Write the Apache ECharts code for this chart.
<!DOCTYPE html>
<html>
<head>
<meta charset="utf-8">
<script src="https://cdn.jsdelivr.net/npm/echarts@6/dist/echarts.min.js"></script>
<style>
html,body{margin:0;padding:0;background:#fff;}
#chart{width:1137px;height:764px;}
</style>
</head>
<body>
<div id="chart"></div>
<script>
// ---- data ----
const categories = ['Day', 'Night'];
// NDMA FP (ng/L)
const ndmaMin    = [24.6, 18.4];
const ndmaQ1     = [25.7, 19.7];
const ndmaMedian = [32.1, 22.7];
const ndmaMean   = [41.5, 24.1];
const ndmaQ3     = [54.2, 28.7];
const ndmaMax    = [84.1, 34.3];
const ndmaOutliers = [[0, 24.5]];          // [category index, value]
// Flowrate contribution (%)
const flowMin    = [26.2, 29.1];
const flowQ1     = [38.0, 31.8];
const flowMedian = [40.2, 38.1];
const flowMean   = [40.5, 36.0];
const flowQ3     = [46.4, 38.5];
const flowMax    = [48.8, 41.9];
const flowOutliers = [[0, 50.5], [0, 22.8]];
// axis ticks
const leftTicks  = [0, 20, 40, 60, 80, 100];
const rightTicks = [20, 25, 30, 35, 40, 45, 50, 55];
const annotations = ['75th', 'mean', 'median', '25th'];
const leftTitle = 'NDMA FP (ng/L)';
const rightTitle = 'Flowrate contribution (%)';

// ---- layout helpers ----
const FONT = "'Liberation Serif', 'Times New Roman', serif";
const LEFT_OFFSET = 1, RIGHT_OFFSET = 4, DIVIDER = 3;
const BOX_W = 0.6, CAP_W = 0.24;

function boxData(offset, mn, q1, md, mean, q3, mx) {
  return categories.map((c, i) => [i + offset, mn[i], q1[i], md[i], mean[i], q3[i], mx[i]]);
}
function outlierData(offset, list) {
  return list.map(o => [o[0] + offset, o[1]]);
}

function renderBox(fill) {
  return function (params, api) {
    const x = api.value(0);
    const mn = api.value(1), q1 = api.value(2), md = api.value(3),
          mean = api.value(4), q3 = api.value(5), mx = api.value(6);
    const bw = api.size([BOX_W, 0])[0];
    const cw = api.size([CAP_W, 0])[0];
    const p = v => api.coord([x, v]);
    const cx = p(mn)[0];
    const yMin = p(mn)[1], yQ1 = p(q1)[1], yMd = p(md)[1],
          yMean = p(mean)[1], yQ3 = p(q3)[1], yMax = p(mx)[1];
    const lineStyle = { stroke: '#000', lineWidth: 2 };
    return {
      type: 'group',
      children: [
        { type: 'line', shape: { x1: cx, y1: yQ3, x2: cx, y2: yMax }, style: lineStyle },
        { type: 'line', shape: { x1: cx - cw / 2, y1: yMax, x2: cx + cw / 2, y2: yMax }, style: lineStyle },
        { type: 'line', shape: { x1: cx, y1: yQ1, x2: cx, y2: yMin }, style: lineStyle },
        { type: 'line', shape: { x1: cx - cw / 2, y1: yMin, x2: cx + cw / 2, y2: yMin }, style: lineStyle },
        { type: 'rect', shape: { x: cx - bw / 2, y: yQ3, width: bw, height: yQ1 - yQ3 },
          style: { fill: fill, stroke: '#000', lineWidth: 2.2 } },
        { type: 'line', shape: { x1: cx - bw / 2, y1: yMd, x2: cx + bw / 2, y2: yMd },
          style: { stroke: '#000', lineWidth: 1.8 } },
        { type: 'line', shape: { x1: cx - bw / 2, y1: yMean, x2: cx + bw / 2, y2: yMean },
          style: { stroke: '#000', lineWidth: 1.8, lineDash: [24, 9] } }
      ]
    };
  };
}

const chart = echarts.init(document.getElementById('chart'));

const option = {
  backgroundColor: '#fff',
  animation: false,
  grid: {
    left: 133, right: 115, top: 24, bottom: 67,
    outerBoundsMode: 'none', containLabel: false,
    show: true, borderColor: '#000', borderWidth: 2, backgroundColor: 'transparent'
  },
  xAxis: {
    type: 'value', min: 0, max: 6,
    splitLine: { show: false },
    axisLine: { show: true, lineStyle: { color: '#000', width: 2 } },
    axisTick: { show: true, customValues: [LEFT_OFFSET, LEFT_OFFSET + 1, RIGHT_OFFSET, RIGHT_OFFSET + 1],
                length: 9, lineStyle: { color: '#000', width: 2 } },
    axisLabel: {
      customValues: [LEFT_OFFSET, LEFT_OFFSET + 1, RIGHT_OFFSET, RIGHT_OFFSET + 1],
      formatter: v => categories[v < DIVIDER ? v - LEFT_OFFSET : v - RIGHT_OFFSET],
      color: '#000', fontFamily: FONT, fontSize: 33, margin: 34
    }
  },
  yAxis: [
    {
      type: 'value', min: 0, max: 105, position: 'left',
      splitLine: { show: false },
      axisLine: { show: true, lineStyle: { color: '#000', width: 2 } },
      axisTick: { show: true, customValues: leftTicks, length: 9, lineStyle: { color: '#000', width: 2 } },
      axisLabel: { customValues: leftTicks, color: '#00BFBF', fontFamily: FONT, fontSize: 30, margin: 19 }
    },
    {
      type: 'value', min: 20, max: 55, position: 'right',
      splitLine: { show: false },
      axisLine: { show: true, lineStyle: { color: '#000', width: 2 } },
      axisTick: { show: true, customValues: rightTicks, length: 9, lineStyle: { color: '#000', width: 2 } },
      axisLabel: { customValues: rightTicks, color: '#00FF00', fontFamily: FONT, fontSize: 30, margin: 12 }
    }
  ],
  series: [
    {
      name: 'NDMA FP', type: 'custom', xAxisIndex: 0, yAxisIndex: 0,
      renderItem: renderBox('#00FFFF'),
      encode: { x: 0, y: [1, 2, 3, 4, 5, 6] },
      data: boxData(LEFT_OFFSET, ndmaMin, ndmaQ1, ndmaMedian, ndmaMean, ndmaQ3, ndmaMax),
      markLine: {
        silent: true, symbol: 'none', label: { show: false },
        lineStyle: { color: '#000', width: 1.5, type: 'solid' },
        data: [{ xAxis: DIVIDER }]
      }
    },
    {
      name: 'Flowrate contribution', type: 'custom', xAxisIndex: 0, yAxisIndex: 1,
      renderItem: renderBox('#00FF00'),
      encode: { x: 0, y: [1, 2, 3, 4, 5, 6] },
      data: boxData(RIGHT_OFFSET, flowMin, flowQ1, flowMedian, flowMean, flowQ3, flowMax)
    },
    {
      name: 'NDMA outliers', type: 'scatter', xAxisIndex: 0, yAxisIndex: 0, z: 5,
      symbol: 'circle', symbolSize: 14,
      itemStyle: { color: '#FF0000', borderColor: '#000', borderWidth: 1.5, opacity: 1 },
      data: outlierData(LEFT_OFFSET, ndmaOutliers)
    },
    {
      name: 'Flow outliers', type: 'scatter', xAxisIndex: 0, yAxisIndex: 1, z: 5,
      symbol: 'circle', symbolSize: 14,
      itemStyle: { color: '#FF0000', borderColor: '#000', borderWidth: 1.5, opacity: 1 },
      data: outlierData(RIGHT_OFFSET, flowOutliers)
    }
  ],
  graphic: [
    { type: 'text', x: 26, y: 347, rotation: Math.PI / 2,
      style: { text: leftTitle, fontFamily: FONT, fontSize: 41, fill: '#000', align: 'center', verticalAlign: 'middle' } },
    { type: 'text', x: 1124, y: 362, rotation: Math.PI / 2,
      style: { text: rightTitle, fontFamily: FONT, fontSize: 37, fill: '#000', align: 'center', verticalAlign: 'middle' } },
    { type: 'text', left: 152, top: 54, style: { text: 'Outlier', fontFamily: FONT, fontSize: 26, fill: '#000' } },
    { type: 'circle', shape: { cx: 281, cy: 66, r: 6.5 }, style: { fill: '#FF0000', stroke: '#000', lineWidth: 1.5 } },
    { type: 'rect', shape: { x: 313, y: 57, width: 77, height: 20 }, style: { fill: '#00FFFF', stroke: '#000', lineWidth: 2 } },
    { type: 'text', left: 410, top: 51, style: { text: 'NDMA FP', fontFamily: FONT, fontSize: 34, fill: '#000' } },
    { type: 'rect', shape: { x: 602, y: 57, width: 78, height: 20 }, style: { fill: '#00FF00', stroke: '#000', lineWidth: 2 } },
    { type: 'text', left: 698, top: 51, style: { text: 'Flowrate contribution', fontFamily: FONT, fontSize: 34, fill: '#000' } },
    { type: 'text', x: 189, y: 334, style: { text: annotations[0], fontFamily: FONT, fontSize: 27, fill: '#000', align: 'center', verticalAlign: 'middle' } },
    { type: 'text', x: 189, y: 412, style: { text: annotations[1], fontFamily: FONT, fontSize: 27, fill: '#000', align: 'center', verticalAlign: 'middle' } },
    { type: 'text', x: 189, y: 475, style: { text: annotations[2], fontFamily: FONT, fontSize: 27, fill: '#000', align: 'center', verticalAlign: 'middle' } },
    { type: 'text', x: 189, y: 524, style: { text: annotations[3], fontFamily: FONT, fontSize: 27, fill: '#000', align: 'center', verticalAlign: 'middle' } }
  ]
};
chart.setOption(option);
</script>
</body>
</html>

----------

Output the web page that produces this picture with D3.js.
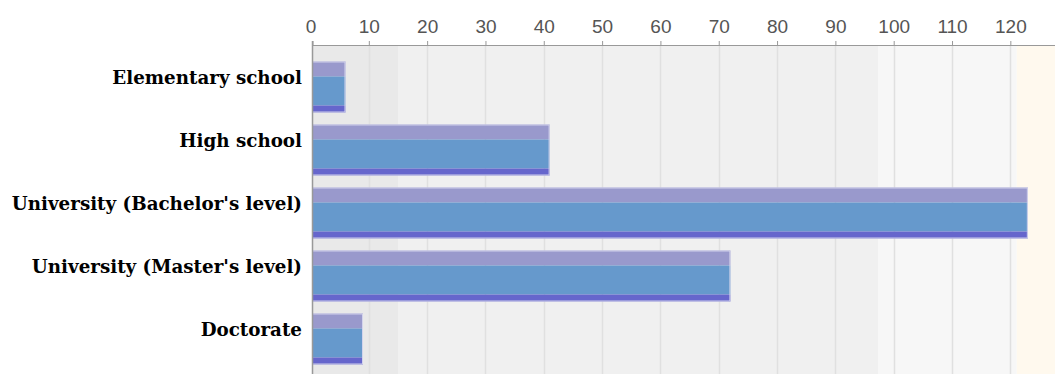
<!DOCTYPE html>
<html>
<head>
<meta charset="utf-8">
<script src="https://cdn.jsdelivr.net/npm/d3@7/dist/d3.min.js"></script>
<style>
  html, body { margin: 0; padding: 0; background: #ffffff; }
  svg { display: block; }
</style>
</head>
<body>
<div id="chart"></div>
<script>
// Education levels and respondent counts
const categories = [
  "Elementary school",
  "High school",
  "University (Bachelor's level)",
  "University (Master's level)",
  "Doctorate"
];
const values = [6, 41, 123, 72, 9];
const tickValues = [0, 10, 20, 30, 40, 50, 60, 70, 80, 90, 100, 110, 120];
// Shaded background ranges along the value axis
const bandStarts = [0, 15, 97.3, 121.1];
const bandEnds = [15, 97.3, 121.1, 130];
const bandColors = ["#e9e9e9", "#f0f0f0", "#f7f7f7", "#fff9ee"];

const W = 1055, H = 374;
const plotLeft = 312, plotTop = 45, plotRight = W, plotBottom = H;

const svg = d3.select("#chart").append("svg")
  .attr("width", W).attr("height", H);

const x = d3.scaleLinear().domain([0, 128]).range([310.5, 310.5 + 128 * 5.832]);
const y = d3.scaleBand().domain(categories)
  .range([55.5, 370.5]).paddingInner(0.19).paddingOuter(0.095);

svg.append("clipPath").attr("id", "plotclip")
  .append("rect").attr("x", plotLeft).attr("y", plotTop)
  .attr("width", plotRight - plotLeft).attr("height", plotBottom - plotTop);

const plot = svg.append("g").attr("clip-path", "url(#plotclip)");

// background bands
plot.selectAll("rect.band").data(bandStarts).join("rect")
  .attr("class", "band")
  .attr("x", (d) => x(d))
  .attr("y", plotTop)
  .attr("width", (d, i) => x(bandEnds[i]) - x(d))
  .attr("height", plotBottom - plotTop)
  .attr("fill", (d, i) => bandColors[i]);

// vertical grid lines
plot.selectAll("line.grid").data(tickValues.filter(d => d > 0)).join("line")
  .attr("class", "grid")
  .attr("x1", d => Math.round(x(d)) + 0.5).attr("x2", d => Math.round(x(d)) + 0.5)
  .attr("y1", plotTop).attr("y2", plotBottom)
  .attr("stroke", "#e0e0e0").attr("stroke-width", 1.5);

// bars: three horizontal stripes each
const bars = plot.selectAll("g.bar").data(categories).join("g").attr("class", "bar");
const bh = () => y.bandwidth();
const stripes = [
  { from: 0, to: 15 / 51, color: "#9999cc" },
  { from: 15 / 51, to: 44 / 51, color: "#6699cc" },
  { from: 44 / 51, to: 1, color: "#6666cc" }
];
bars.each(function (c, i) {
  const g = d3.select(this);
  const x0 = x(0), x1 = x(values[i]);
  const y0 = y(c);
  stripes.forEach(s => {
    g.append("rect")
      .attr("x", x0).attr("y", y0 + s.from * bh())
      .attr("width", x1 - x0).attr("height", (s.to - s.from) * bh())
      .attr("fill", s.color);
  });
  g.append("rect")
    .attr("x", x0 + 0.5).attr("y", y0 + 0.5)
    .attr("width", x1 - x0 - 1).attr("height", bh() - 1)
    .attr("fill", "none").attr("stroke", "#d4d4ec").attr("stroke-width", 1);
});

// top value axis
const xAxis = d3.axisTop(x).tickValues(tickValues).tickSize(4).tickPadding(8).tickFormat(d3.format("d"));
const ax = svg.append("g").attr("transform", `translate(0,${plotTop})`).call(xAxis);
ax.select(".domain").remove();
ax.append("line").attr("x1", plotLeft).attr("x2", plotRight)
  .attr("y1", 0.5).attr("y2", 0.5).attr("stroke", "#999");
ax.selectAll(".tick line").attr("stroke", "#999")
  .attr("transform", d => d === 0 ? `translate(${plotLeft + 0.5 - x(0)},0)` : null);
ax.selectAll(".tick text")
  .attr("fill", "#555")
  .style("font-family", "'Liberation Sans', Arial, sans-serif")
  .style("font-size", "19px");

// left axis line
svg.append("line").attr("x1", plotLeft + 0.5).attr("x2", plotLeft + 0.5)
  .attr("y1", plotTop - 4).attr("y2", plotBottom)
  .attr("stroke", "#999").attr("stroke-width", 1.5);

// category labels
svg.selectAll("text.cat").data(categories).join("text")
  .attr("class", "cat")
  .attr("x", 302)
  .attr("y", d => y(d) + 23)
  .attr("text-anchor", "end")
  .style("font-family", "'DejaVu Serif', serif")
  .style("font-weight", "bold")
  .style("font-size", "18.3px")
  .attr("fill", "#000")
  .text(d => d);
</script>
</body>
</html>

----------

■ Brief ■
Please quote only the span of lines whose first line contains "Output the web" and whose last line contains "i) => bandColors[i]);", leaving every picture out.

■ Exercise solution ■
Output the web page that produces this picture with D3.js.
<!DOCTYPE html>
<html>
<head>
<meta charset="utf-8">
<script src="https://cdn.jsdelivr.net/npm/d3@7/dist/d3.min.js"></script>
<style>
  html, body { margin: 0; padding: 0; background: #ffffff; }
  svg { display: block; }
</style>
</head>
<body>
<div id="chart"></div>
<script>
// Education levels and respondent counts
const categories = [
  "Elementary school",
  "High school",
  "University (Bachelor's level)",
  "University (Master's level)",
  "Doctorate"
];
const values = [6, 41, 123, 72, 9];
const tickValues = [0, 10, 20, 30, 40, 50, 60, 70, 80, 90, 100, 110, 120];
// Shaded background ranges along the value axis
const bandStarts = [0, 15, 97.3, 121.1];
const bandEnds = [15, 97.3, 121.1, 130];
const bandColors = ["#e9e9e9", "#f0f0f0", "#f7f7f7", "#fff9ee"];

const W = 1055, H = 374;
const plotLeft = 312, plotTop = 45, plotRight = W, plotBottom = H;

const svg = d3.select("#chart").append("svg")
  .attr("width", W).attr("height", H);

const x = d3.scaleLinear().domain([0, 128]).range([310.5, 310.5 + 128 * 5.832]);
const y = d3.scaleBand().domain(categories)
  .range([55.5, 370.5]).paddingInner(0.19).paddingOuter(0.095);

svg.append("clipPath").attr("id", "plotclip")
  .append("rect").attr("x", plotLeft).attr("y", plotTop)
  .attr("width", plotRight - plotLeft).attr("height", plotBottom - plotTop);

const plot = svg.append("g").attr("clip-path", "url(#plotclip)");

// background bands
plot.selectAll("rect.band").data(bandStarts).join("rect")
  .attr("class", "band")
  .attr("x", (d) => x(d))
  .attr("y", plotTop)
  .attr("width", (d, i) => x(bandEnds[i]) - x(d))
  .attr("height", plotBottom - plotTop)
  .attr("fill", (d, i) => bandColors[i]);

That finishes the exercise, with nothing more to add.